Work instructions >> Identify the lines holding "that" and copy them.

## START Provided entries

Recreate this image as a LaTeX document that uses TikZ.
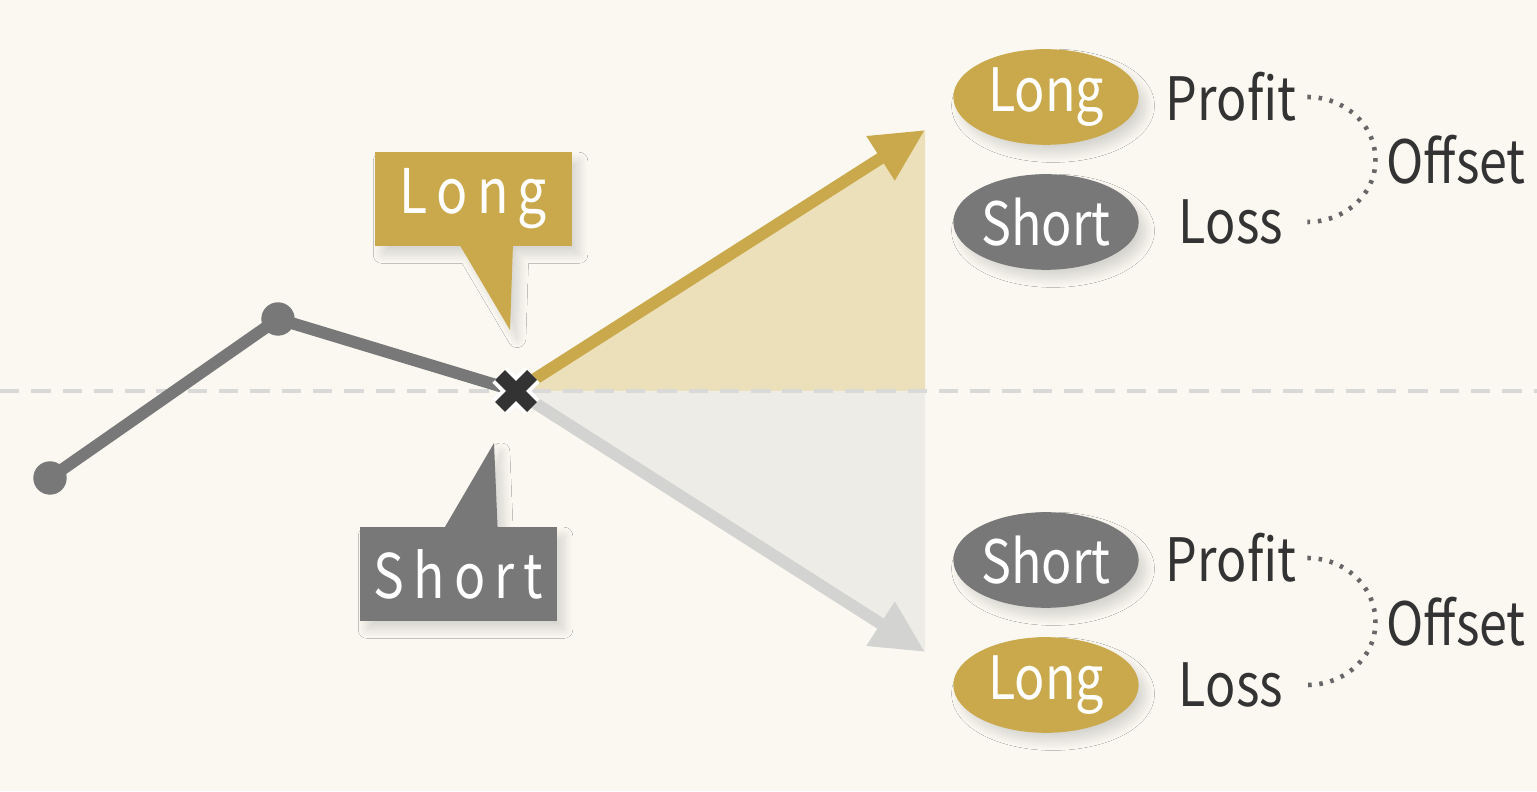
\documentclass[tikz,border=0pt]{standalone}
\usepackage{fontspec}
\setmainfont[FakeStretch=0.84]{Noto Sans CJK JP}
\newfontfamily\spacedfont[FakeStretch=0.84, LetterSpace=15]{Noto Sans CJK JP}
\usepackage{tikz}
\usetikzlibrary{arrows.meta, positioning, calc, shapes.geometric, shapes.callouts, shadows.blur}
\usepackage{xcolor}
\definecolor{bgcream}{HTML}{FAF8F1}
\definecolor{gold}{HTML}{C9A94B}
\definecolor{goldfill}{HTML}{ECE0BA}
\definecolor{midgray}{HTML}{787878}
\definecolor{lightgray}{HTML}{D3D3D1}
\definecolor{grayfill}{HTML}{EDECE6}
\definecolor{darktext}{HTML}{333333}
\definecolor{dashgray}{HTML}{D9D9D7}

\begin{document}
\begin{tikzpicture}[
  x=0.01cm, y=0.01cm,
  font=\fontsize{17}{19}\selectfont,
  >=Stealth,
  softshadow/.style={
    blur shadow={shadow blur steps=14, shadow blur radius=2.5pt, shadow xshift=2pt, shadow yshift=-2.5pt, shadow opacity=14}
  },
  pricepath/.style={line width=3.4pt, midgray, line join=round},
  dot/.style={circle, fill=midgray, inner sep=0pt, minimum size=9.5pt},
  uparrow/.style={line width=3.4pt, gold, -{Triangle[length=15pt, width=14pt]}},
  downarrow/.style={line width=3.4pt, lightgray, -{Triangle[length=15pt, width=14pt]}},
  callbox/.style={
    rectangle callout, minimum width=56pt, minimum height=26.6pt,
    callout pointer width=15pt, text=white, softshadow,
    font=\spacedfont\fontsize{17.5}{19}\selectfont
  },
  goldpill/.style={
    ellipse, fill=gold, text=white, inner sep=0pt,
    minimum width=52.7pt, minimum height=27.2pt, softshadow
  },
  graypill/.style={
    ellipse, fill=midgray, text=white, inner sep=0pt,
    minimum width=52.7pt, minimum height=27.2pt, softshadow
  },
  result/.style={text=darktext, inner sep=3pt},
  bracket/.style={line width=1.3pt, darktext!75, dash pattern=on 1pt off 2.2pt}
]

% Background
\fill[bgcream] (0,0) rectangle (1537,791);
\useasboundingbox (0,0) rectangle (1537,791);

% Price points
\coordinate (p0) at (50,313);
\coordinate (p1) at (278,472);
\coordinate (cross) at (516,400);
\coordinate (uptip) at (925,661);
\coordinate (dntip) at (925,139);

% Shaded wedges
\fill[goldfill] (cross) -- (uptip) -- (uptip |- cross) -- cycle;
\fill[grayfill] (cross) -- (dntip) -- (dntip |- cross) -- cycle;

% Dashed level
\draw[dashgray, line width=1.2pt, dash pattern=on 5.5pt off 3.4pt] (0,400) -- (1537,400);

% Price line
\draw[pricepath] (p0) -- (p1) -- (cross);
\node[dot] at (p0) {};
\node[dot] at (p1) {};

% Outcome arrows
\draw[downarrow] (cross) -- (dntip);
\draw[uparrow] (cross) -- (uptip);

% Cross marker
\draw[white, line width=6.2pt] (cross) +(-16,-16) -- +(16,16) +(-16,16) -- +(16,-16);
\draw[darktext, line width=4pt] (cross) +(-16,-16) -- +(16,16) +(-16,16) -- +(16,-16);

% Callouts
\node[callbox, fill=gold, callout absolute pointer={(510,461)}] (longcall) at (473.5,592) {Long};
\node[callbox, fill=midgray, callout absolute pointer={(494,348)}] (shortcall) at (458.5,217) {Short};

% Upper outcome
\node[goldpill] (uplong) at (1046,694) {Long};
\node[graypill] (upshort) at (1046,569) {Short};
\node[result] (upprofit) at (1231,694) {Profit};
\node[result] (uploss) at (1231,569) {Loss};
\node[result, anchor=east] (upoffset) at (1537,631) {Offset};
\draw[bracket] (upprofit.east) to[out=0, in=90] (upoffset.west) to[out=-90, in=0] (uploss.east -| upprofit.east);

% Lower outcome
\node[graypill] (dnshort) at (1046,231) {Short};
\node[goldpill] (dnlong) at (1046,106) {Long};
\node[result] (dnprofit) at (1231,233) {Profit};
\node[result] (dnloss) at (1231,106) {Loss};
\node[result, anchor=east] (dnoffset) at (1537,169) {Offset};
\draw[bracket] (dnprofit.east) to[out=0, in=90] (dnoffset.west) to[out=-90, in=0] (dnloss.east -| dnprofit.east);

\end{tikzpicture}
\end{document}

## END Provided entries
## START Provided entries

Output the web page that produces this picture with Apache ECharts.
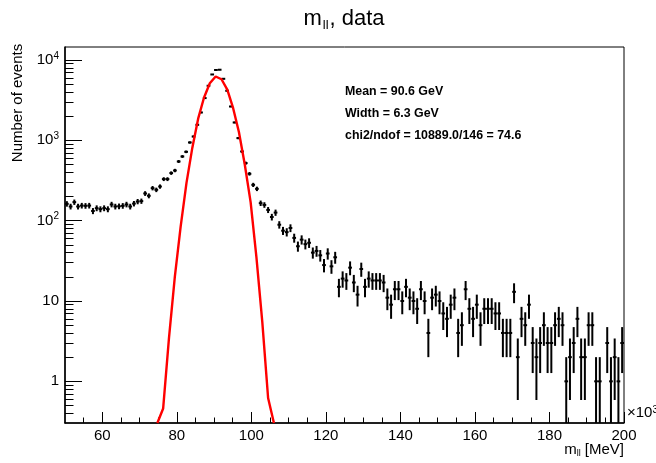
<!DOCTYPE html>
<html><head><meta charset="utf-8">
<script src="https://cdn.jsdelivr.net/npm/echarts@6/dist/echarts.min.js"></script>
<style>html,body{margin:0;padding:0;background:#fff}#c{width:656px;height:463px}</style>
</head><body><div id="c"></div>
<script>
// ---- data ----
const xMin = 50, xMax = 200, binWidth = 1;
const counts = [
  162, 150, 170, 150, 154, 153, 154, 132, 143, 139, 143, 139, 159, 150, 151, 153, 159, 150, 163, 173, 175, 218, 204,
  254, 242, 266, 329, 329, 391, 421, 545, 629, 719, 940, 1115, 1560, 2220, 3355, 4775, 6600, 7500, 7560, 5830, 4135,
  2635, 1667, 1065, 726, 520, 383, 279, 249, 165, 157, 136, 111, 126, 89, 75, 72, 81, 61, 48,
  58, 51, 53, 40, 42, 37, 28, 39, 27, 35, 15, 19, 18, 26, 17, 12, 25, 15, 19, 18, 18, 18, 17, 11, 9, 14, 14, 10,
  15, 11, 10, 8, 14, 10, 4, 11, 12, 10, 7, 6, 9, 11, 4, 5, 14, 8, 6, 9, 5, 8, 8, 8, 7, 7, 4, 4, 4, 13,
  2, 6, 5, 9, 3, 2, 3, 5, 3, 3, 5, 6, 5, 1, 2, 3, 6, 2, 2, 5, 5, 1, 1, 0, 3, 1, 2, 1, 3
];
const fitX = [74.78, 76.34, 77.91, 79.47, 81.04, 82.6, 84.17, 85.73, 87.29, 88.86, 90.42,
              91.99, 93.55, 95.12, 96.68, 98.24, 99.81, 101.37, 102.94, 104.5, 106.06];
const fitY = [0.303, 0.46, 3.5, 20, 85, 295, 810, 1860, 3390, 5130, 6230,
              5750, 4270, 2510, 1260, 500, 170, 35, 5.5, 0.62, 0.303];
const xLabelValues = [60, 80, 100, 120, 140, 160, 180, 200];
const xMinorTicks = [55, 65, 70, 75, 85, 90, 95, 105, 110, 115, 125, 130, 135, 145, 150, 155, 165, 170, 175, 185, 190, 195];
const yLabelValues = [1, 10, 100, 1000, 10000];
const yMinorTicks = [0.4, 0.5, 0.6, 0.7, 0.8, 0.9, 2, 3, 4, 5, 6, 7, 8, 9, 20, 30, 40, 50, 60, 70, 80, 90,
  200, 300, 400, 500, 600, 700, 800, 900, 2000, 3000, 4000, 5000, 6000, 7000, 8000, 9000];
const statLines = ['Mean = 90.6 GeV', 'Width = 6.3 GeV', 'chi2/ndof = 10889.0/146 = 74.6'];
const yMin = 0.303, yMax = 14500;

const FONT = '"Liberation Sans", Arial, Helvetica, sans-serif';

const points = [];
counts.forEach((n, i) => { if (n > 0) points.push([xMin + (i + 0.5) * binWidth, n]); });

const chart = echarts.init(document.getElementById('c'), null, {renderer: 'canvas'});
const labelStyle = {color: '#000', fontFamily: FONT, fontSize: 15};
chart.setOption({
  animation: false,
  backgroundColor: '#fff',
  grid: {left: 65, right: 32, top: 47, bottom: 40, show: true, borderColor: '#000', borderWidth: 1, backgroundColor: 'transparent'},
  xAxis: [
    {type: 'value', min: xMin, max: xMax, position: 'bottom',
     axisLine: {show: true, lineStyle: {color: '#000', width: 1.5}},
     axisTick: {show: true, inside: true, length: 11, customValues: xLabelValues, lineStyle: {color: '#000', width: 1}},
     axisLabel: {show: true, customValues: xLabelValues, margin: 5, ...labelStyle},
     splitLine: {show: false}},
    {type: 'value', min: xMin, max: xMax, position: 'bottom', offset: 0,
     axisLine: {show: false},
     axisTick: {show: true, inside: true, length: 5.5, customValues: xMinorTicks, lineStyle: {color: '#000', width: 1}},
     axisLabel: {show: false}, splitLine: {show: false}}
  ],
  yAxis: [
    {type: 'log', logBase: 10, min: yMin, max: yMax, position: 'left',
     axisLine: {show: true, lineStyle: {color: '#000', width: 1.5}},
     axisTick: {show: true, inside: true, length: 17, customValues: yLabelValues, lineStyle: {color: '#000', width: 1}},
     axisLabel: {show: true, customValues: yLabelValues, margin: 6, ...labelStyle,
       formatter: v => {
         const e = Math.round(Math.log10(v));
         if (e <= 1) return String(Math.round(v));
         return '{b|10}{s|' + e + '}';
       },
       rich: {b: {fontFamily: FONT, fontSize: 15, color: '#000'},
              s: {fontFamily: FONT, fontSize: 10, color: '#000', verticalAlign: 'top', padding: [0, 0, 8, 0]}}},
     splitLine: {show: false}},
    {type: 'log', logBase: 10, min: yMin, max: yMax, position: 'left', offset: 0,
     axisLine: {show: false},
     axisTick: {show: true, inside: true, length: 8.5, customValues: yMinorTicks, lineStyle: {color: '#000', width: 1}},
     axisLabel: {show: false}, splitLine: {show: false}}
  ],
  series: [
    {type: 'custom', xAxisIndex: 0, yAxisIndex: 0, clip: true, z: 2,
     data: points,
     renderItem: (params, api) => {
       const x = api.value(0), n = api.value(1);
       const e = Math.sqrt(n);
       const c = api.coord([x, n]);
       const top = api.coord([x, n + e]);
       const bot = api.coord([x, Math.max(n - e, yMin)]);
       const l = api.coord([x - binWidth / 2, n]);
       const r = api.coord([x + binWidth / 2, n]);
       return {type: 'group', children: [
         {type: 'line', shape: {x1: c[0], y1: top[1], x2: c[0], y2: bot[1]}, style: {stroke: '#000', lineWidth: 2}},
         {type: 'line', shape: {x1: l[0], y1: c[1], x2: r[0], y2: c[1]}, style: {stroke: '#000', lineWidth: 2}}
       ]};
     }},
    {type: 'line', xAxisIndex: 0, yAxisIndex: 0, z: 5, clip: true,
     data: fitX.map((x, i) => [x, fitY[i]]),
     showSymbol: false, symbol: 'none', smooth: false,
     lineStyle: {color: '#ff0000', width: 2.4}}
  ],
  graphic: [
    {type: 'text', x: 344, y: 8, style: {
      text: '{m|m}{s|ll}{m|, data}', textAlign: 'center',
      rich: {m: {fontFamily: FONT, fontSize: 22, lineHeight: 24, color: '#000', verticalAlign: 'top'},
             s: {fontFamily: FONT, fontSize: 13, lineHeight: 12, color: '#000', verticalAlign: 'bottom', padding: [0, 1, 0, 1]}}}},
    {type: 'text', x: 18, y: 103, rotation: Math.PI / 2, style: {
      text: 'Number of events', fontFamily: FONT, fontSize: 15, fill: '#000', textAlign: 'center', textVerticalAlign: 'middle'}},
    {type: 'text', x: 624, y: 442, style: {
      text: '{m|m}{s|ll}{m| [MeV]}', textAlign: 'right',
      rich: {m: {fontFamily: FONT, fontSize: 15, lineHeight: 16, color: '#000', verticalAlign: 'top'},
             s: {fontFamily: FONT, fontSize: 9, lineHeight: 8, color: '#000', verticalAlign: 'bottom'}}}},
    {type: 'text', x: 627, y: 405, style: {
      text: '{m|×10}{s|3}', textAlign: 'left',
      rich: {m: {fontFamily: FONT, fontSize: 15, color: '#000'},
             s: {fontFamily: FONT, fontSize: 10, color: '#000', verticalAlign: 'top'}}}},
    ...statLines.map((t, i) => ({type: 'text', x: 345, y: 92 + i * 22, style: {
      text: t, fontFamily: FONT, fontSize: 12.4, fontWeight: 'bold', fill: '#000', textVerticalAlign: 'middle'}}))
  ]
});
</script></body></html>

## END Provided entries

Finished exercise >>
Recreate this image as a LaTeX document that uses TikZ.
Output the web page that produces this picture with Apache ECharts.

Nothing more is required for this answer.